Я мысленно чертыхнулся. Опять эта проклятая страховка. Даже на краю могилы людей больше волнуют деньги, а не жизнь.
— У отца есть полис, и он должен покрывать подобные экстренные вмешательства, — твердо сказала Вероника, которая, кажется, тоже пришла в себя. — Я ему все оплачиваю. Но даже если будут какие-то проблемы, у меня есть накопления. Я за все заплачу.
— Что ж, это упрощает дело, — кивнул Седов. — Мы все-таки проверим.
Дальше началась привычная реанимационная суета. Мы ввели отцу Вероники новую, правильную дозу антибиотиков. Теперь, когда основной очаг инфекции был убран, они должны были сработать в полную силу.
Через час, когда состояние пациента окончательно стабилизировалось, и стало ясно, что кризис миновал, мы с Вероникой наконец-то смогли покинуть больницу.
В такси она долго молчала, глядя на проносящиеся за окном огни города, а потом тихо спросила:
— И какой твой прогноз?
— Цирроз я, конечно, не вылечил.
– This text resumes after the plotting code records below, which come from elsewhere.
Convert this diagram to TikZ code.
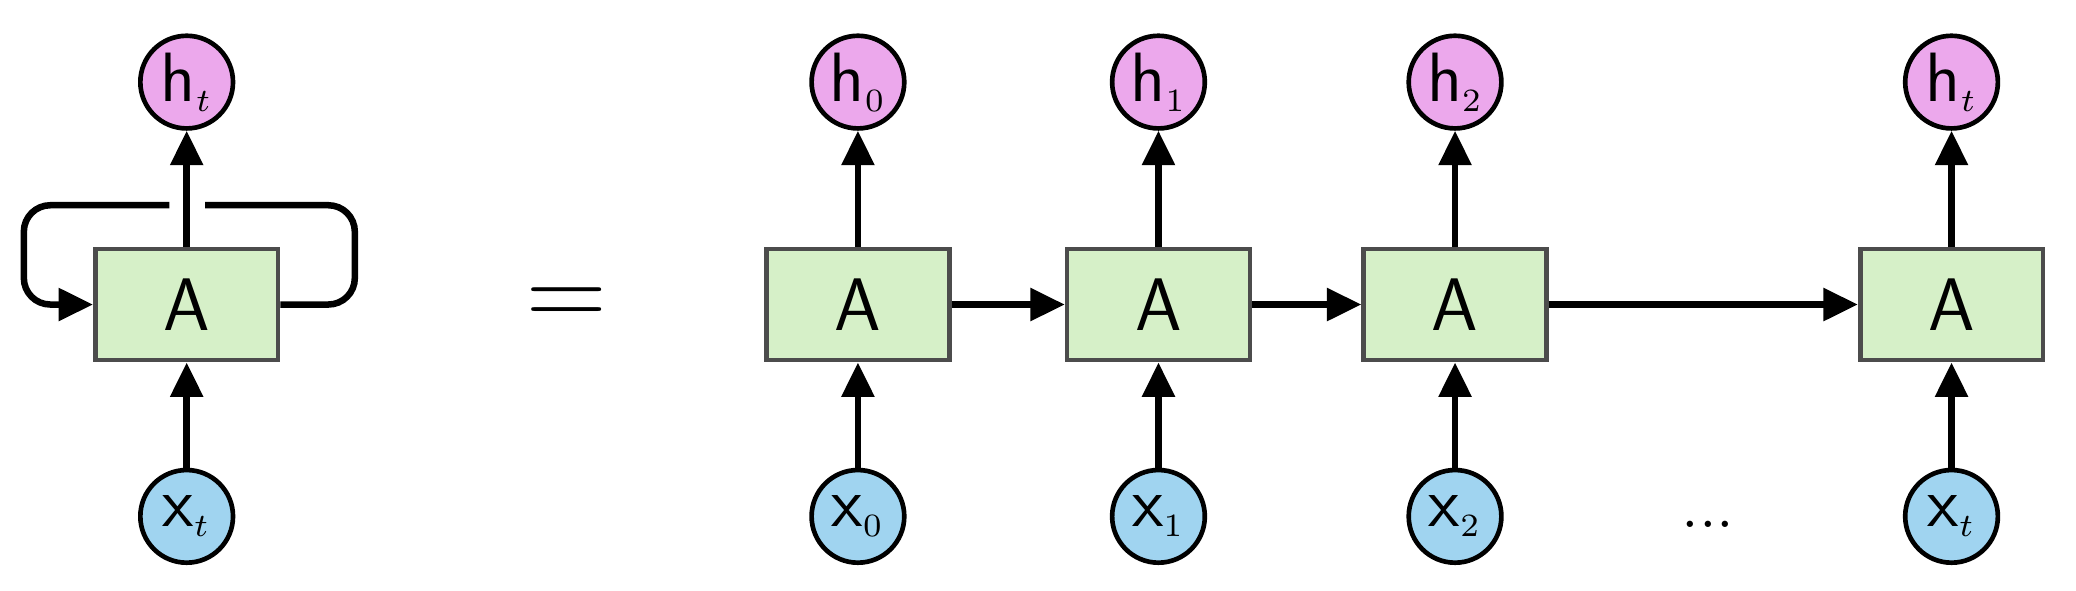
\documentclass[tikz,border=0pt]{standalone}
\usepackage{tikz}
\usetikzlibrary{arrows.meta}
\definecolor{cellgreen}{RGB}{214,240,200}
\definecolor{hpink}{RGB}{236,168,236}
\definecolor{xblue}{RGB}{160,212,240}
\tikzset{
  cell/.style={draw=black!70,fill=cellgreen,line width=1pt,minimum width=13.8mm,minimum height=8.4mm,inner sep=0pt,font=\sffamily\fontsize{16}{18}\selectfont},
  hnode/.style={circle,draw=black,fill=hpink,line width=1pt,minimum size=7mm,inner sep=0pt,font=\sffamily\fontsize{15}{17}\selectfont},
  xnode/.style={circle,draw=black,fill=xblue,line width=1pt,minimum size=7mm,inner sep=0pt,font=\sffamily\fontsize{15}{17}\selectfont},
  flow/.style={line width=1.4pt,-{Triangle[length=2.6mm,width=2.4mm]}}
}
\begin{document}
\begin{tikzpicture}[x=0.1mm,y=-0.1mm]
\useasboundingbox (0,0) rectangle (1568,446);
% rolled network
\node[cell] (A) at (141,230) {A};
\node[hnode] (h) at (141,62) {h$_{\scriptscriptstyle t}$};
\node[xnode] (x) at (141,390) {x$_{\scriptscriptstyle t}$};
\draw[flow] (x) -- (A);
\draw[flow] (A) -- (h);
\coordinate (gl) at (128,155);
\coordinate (gr) at (155,155);
\draw[line width=1.4pt,rounded corners=2mm] (A.east) -- (268,230) -- (268,155) -- (gr);
\draw[flow,rounded corners=2mm] (gl) -- (18,155) -- (18,230) -- (A.west);
\node[font=\fontsize{24}{26}\selectfont] (eq) at (428,232) {=};
% unrolled network
\foreach \i/\px/\sub in {0/648/0,1/875/1,2/1099/2,t/1474/t}{
  \node[cell] (A\i) at (\px,230) {A};
  \node[hnode] (h\i) at (\px,62) {h$_{\scriptscriptstyle \sub}$};
  \node[xnode] (x\i) at (\px,390) {x$_{\scriptscriptstyle \sub}$};
  \draw[flow] (x\i) -- (A\i);
  \draw[flow] (A\i) -- (h\i);
}
\draw[flow] (A0) -- (A1);
\draw[flow] (A1) -- (A2);
\draw[flow] (A2) -- (At);
\node[font=\fontsize{14}{16}\selectfont] (dots) at (1290,396) {...};
\end{tikzpicture}
\end{document}
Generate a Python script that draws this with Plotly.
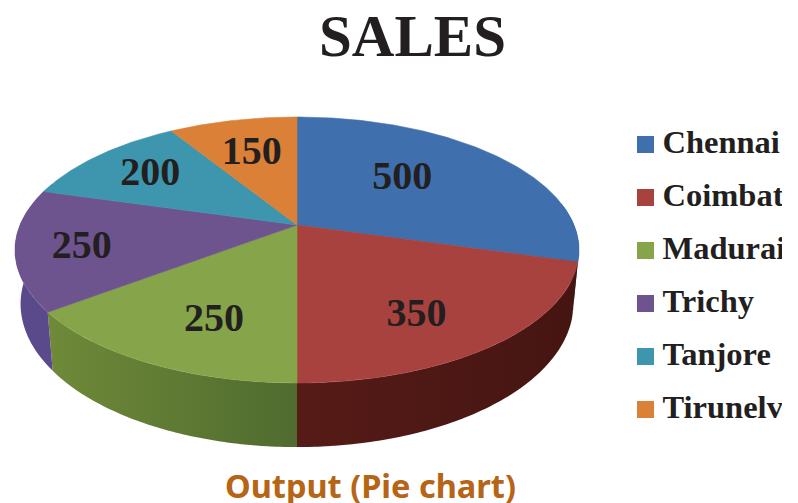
import math
import plotly.graph_objects as go

# ---- data ----
categories = ["Chennai", "Coimbatore", "Madurai", "Trichy", "Tanjore", "Tirunelveli"]
sales = [500, 350, 250, 250, 200, 150]
top_colors = ["#3F6FAC", "#A8423F", "#86A44A", "#6E548F", "#3D96AE", "#DA8137"]
side_left = ["#2B4C78", "#561B17", "#6F8A38", "#5A4A8C", "#2B6A7A", "#995A26"]
side_right = ["#2B4C78", "#451512", "#4F6B2F", "#5A4A8C", "#2B6A7A", "#995A26"]
title_text = "SALES"
caption_text = "Output (Pie chart)"

# ---- perspective model of the pie (image pixels) ----
CX, CY, R = 297.0, 225.0, 277.0
PERSP_C, PERSP_A = 0.188, -86.0
DEPTH, INSET = 52.0, 0.98
label_radius = [0.58, 0.72, 0.69, 0.77, 0.73, 0.67]
label_turn = [-8, 5, -4, -1, 1, 0]
LABEL_DY = 3.0


def project(deg, r=1.0):
    t = math.radians(deg)
    u, v = r * math.sin(t), r * math.cos(t)
    d = 1 + PERSP_C * v
    return CX + R * u / d, (PERSP_A * v + CY) / d


def rim_bottom(deg):
    x, y = project(deg)
    v = math.cos(math.radians(deg))
    return CX + (x - CX) * INSET, y + DEPTH / (1 + PERSP_C * v)


def arc(a, b):
    n = max(2, int(abs(b - a) * 2))
    return [a + (b - a) * i / n for i in range(n + 1)]


total = sum(sales)
edges = [0.0]
for s in sales:
    edges.append(edges[-1] + s / total * 360)

fig = go.Figure()

# sides (front half only), built as a ruled strip so the outline stays tangent
for i in range(len(sales)):
    a, b = max(edges[i], 80), min(edges[i + 1], 290)
    if a >= b:
        continue
    angs = arc(a, b)
    xs, ys = [], []
    for j in range(len(angs) - 1):
        d0, d1 = angs[j], angs[min(j + 2, len(angs) - 1)]
        quad = [project(d0), project(d1), rim_bottom(d1), rim_bottom(d0), project(d0)]
        xs += [p[0] for p in quad] + [None]
        ys += [p[1] for p in quad] + [None]
    fig.add_trace(go.Scatter(
        x=xs, y=ys, mode="lines", fill="toself",
        line=dict(width=0), hoverinfo="skip",
        fillgradient=dict(type="horizontal",
                          colorscale=[[0, side_left[i]], [1, side_right[i]]]),
    ))

# top faces
for i in range(len(sales)):
    pts = [(CX, CY)] + [project(d) for d in arc(edges[i], edges[i + 1])] + [(CX, CY)]
    fig.add_trace(go.Scatter(
        x=[p[0] for p in pts], y=[p[1] for p in pts], mode="lines", fill="toself",
        line=dict(width=0.6, color=top_colors[i]), fillcolor=top_colors[i],
        name=categories[i], hoverinfo="name",
    ))

# value labels
lab = [project((edges[i] + edges[i + 1]) / 2 + label_turn[i], label_radius[i])
       for i in range(len(sales))]
fig.add_trace(go.Scatter(
    x=[p[0] for p in lab], y=[p[1] + LABEL_DY for p in lab], mode="text",
    text=[str(s) for s in sales], textposition="middle center",
    textfont=dict(family="Liberation Serif", size=40, color="#231F20", weight="bold"),
    hoverinfo="skip",
))

# legend
LEG_Y0, LEG_DY = 144.5, 53.0
leg_y = [LEG_Y0 + LEG_DY * i for i in range(len(categories))]
fig.add_trace(go.Scatter(
    x=[645.5] * len(categories), y=leg_y, mode="markers",
    marker=dict(symbol="square", size=17, color=top_colors, line=dict(width=0)),
    hoverinfo="skip",
))
fig.add_trace(go.Scatter(
    x=[662.5] * len(categories), y=leg_y, mode="text",
    text=categories, textposition="middle right", cliponaxis=True,
    textfont=dict(family="Liberation Serif", size=32.5, color="#231F20", weight="bold"),
    hoverinfo="skip",
))

fig.update_layout(
    width=798, height=503, margin=dict(l=0, r=0, t=0, b=0),
    paper_bgcolor="white", plot_bgcolor="white", showlegend=False,
    xaxis=dict(range=[0, 782], domain=[0, 782 / 798], visible=False, fixedrange=True),
    yaxis=dict(range=[503, 0], domain=[0, 1], visible=False, fixedrange=True),
    annotations=[
        dict(x=412.5, y=36, xref="x", yref="y", text=f"<b>{title_text}</b>", showarrow=False,
             font=dict(family="Liberation Serif", size=59, color="#231F20")),
        dict(x=370, y=485, xref="x", yref="y", text=f"<b>{caption_text}</b>", showarrow=False,
             font=dict(family="Noto Sans", size=32.5, color="#B66415")),
    ],
)
fig.write_html("out.html", config=dict(displayModeBar=False),
               post_script="document.body.style.margin='0';document.body.style.overflow='hidden';")
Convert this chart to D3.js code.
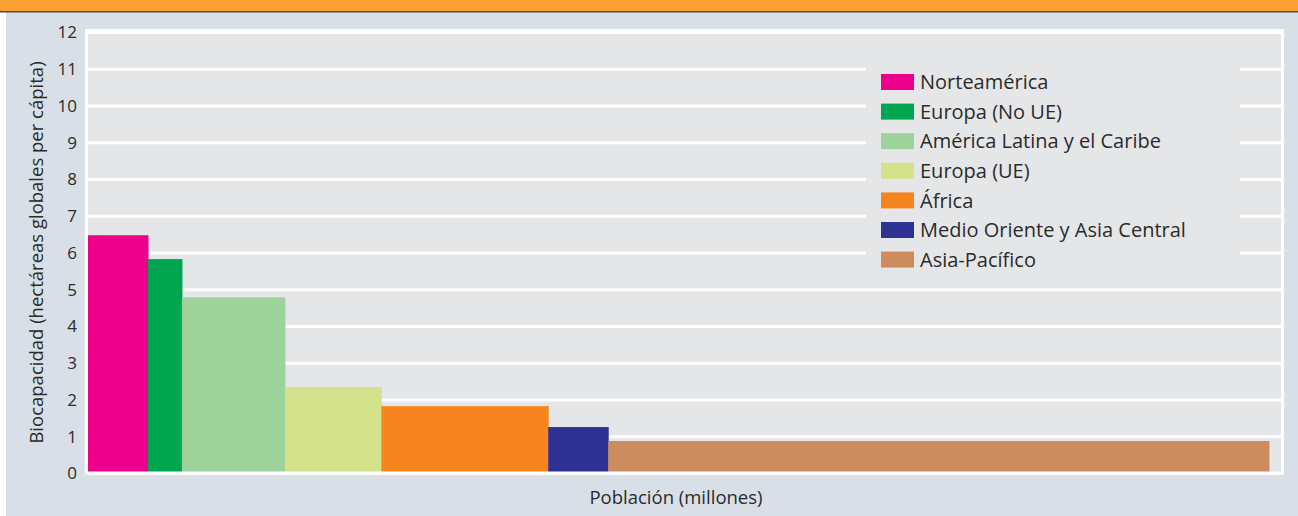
<!DOCTYPE html>
<html>
<head>
<meta charset="utf-8">
<script src="https://cdn.jsdelivr.net/npm/d3@7"></script>
<style>
  body { margin: 0; background: #fff; }
  svg text { font-family: "Open Sans", Lato, sans-serif; fill: #2b2b2b; }
</style>
</head>
<body>
<svg id="chart" width="1298" height="516"></svg>
<script>
// regions, left to right
var regions = ["Norteamérica", "Europa (No UE)", "América Latina y el Caribe",
               "Europa (UE)", "África", "Medio Oriente y Asia Central", "Asia-Pacífico"];
// population (millions) -> bar width
var population = [318, 180, 546, 511, 885, 318, 3503];
// biocapacity (global hectares per person) -> bar height
var biocapacity = [6.47, 5.82, 4.78, 2.34, 1.82, 1.25, 0.87];
var colors = ["#ec008c", "#00a54f", "#9dd39b", "#d4e28b", "#f7851f", "#2e3192", "#cc8c5d"];
var yTicks = [0, 1, 2, 3, 4, 5, 6, 7, 8, 9, 10, 11, 12];

var svg = d3.select("#chart");
var W = 1298, H = 516;
var plot = {left: 88, right: 1281, top: 32, bottom: 473};

// page frame
svg.append("rect").attr("x", 6).attr("y", 12).attr("width", W - 6).attr("height", H - 12)
    .attr("fill", "#d8dfe6");
svg.append("rect").attr("x", 0).attr("y", 0).attr("width", W).attr("height", 11)
    .attr("fill", "#f9a031");
svg.append("rect").attr("x", 0).attr("y", 11).attr("width", W).attr("height", 1.5)
    .attr("fill", "#4a4a4a");

// scales
var total = d3.sum(population);
var x = d3.scaleLinear()
    .domain([0, total * 1.0102])
    .range([plot.left, plot.right]);
var y = d3.scaleLinear()
    .domain([0, 12])
    .range([plot.bottom, plot.top]);

// cumulative start of each bar
var starts = [];
population.reduce(function (acc, p, i) { starts[i] = acc; return acc + p; }, 0);

svg.append("rect")
    .attr("x", plot.left).attr("y", plot.top)
    .attr("width", plot.right - plot.left).attr("height", plot.bottom - plot.top)
    .attr("fill", "#e5e6e8");

// y axis with gridlines
var yAxis = svg.append("g")
    .attr("transform", "translate(" + plot.left + ",0)")
    .call(d3.axisLeft(y).tickValues(yTicks).tickSize(-(plot.right - plot.left)).tickPadding(11));
yAxis.select(".domain").remove();
yAxis.selectAll(".tick line").attr("stroke", "#fff").attr("stroke-width", 3);
yAxis.selectAll(".tick text")
    .style("font-size", "17px")
    .attr("dy", "0.35em");

// legend panel hides the gridlines behind it
var legend = svg.append("g");
legend.append("rect")
    .attr("x", 866).attr("y", 50).attr("width", 374).attr("height", 228)
    .attr("fill", "#e5e6e8");

// bars
svg.append("g").selectAll("rect")
    .data(regions)
    .join("rect")
    .attr("x", function (d, i) { return x(starts[i]); })
    .attr("y", function (d, i) { return y(biocapacity[i]); })
    .attr("width", function (d, i) { return x(starts[i] + population[i]) - x(starts[i]) + 0.5; })
    .attr("height", function (d, i) { return y(0) - y(biocapacity[i]) - 1; })
    .attr("fill", function (d, i) { return colors[i]; });

// plot border
svg.append("rect")
    .attr("x", plot.left - 1.5).attr("y", plot.top - 1.5)
    .attr("width", plot.right - plot.left + 3).attr("height", plot.bottom - plot.top + 1.5)
    .attr("fill", "none").attr("stroke", "#fff").attr("stroke-width", 3);

// legend items
var items = legend.selectAll(".item")
    .data(regions)
    .join("g")
    .attr("class", "item")
    .attr("transform", function (d, i) { return "translate(881," + (82 + i * 29.6) + ")"; });
items.append("rect")
    .attr("x", 0).attr("y", -8).attr("width", 33).attr("height", 16)
    .attr("fill", function (d, i) { return colors[i]; });
items.append("text")
    .attr("x", 39).attr("dy", "0.36em")
    .style("font-size", "20px")
    .text(function (d) { return d; });

// axis titles
svg.append("text")
    .attr("transform", "translate(43," + ((plot.top + plot.bottom) / 2) + ") rotate(-90)")
    .attr("text-anchor", "middle")
    .style("font-size", "18.5px")
    .text("Biocapacidad (hectáreas globales per cápita)");
svg.append("text")
    .attr("x", 676).attr("y", 504)
    .attr("text-anchor", "middle")
    .style("font-size", "18.5px")
    .text("Población (millones)");
</script>
</body>
</html>
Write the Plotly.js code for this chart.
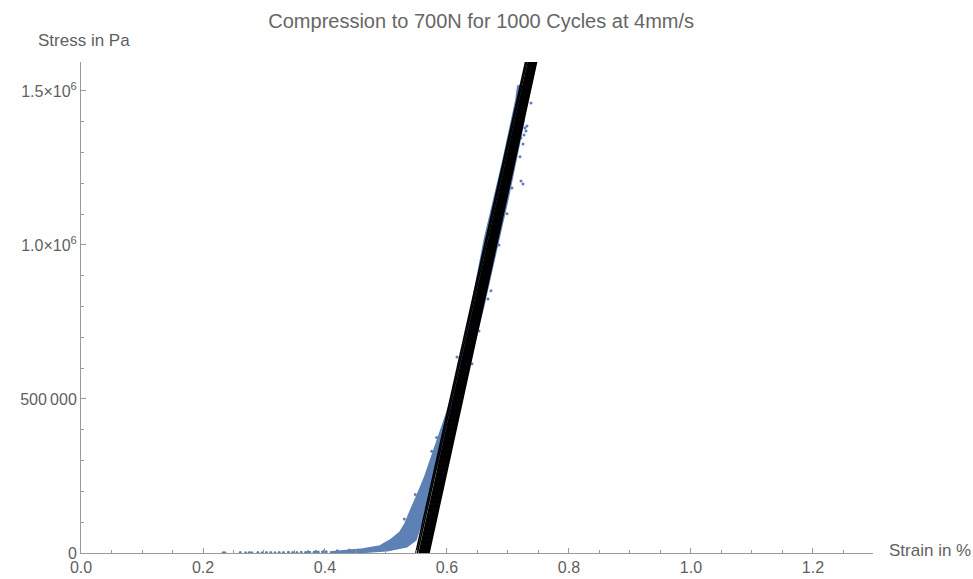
<!DOCTYPE html>
<html>
<head>
<meta charset="utf-8">
<script src="https://cdn.plot.ly/plotly-3.0.1.min.js"></script>
<style>html,body{margin:0;padding:0;background:#fff;}#chart{width:973px;height:579px;}</style>
</head>
<body>
<div id="chart"></div>
<script>
// ---- data ----
// linear fit lines per cycle: strain at zero stress and at 1.6e6 Pa
var lineStrainAtZero = [0.5490, 0.5515, 0.5545, 0.5562, 0.5578, 0.5594, 0.5610, 0.5626, 0.5642, 0.5658, 0.5674, 0.5690, 0.5705];
var lineStrainAtTop  = [0.7295, 0.7315, 0.7340, 0.7355, 0.7370, 0.7385, 0.7400, 0.7415, 0.7430, 0.7445, 0.7458, 0.7467, 0.7475];
var lineStressLow = 0;
var lineStressTop = 1600000;

// measured data cloud: upper (left) boundary
var bandUpperStrain = [0.408, 0.462, 0.490, 0.507, 0.523, 0.531, 0.539, 0.548, 0.556, 0.564, 0.572, 0.580, 0.590, 0.600, 0.610, 0.633, 0.661, 0.692, 0.713, 0.716, 0.726];
var bandUpperStress = [3250, 13000, 22700, 42200, 68200, 94200, 133000, 172000, 211000, 250000, 295000, 347000, 399000, 458000, 526000, 724000, 1016000, 1276000, 1471000, 1516000, 1516000];
// lower (right) boundary, top to bottom
var bandLowerStrain = [0.726, 0.700, 0.660, 0.630, 0.618, 0.608, 0.593, 0.577, 0.567, 0.556, 0.549, 0.534, 0.502, 0.462, 0.408];
var bandLowerStress = [1400000, 1150000, 800000, 560000, 529000, 455000, 344000, 237000, 149000, 84400, 42200, 20000, 7000, 2000, 0];

// sparse points in the toe region
var tailStrain = [0.233, 0.236, 0.261, 0.270, 0.276, 0.280, 0.290, 0.297, 0.304, 0.311, 0.318, 0.325, 0.332, 0.340, 0.347, 0.354, 0.361, 0.368, 0.375, 0.382, 0.389, 0.396, 0.402, 0.372, 0.385, 0.398, 0.420, 0.440];
var tailStress = [1200, 1200, 1500, 1200, 1800, 1200, 1500, 1200, 1800, 1500, 1200, 1800, 1500, 2200, 1500, 1800, 2500, 1800, 2800, 2200, 3000, 3500, 4000, 3800, 4500, 5500, 7500, 9500];

// scattered outliers
var outStrain = [0.7377, 0.7246, 0.7197, 0.7213, 0.7246, 0.7066, 0.6984, 0.6852, 0.7230, 0.7279, 0.7295, 0.7262, 0.7213, 0.7311, 0.6721, 0.6672, 0.6525, 0.6410, 0.6164, 0.7164, 0.7197, 0.7246, 0.7180, 0.7230, 0.5750, 0.5830, 0.5480, 0.5300];
var outStress = [1461000, 1328000, 1286000, 1208000, 1198000, 1185000, 1101000, 1000000, 1390000, 1380000, 1370000, 1357000, 1347000, 1386000, 851000, 825000, 721000, 614000, 636000, 1497000, 1516000, 1510000, 1440000, 1420000, 330000, 375000, 190000, 110000];

var xTickVals = [0, 0.2, 0.4, 0.6, 0.8, 1.0, 1.2];
var xTickText = ["0.0", "0.2", "0.4", "0.6", "0.8", "1.0", "1.2"];
var yTickVals = [0, 500000, 1000000, 1500000];
var yTickText = ["0", "500\u2009000", "1.0\u00d710<sup>6</sup>", "1.5\u00d710<sup>6</sup>"];

// ---- build traces ----
var blue = '#5E81B5';
var bandX = bandUpperStrain.concat(bandLowerStrain);
var bandY = bandUpperStress.concat(bandLowerStress);

var lx = [], ly = [];
for (var i = 0; i < lineStrainAtZero.length; i++) {
  lx.push(lineStrainAtZero[i], lineStrainAtTop[i], null);
  ly.push(lineStressLow, lineStressTop, null);
}

var traces = [
  {x: bandX, y: bandY, type: 'scatter', mode: 'lines', fill: 'toself', fillcolor: blue,
   line: {color: blue, width: 1.5}, hoverinfo: 'skip'},
  {x: tailStrain, y: tailStress, type: 'scatter', mode: 'markers', marker: {color: blue, size: 3}, hoverinfo: 'skip'},
  {x: outStrain, y: outStress, type: 'scatter', mode: 'markers', marker: {color: blue, size: 3}, hoverinfo: 'skip'},
  {x: lx, y: ly, type: 'scatter', mode: 'lines', line: {color: '#000', width: 1.6}, hoverinfo: 'skip'}
];

var axisGray = '#9a9a9a';
var textGray = '#5f5f5f';
var layout = {
  width: 973, height: 579,
  margin: {l: 81, r: 100, t: 62, b: 26},
  paper_bgcolor: '#fff', plot_bgcolor: '#fff',
  showlegend: false,
  font: {family: 'Liberation Sans, Arial, sans-serif', size: 16, color: textGray},
  title: {text: 'Compression to 700N for 1000 Cycles at 4mm/s', x: 0.4945, xanchor: 'center', y: 0.963, yanchor: 'middle',
          font: {size: 20, color: '#666'}},
  xaxis: {range: [0, 1.2984], showgrid: false, zeroline: false, showline: true, linecolor: axisGray, linewidth: 1,
          ticks: 'inside', ticklen: 5, tickcolor: axisGray, tickvals: xTickVals, ticktext: xTickText,
          tickfont: {size: 16, color: textGray},
          minor: {ticks: 'inside', ticklen: 3, tickcolor: axisGray, dtick: 0.05, tick0: 0, showgrid: false}},
  yaxis: {range: [0, 1594000], showgrid: false, zeroline: false, showline: true, linecolor: axisGray, linewidth: 1,
          ticks: 'inside', ticklen: 5, tickcolor: axisGray, tickvals: yTickVals, ticktext: yTickText,
          tickfont: {size: 16, color: textGray},
          minor: {ticks: 'inside', ticklen: 3, tickcolor: axisGray, dtick: 100000, tick0: 0, showgrid: false}},
  annotations: [
    {text: 'Stress in Pa', xref: 'paper', yref: 'paper', x: -0.057, y: 1.043, xanchor: 'left', yanchor: 'middle',
     showarrow: false, font: {size: 17, color: textGray}},
    {text: 'Strain in %', xref: 'paper', yref: 'paper', x: 1.018, y: 0.006, xanchor: 'left', yanchor: 'middle',
     showarrow: false, font: {size: 17, color: textGray}}
  ]
};

Plotly.newPlot('chart', traces, layout, {displayModeBar: false, staticPlot: true});
</script>
</body>
</html>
Это невозможно, — честно ответил я. — Но я убрал острое смертельное осложнение, которое его убивало. Дал ему время. Теперь все должно быть более-менее нормально.
Мы приехали в гостиницу. И только когда за нами закрылась дверь номера, Вероника, кажется, окончательно осознала все, что произошло за этот безумный день.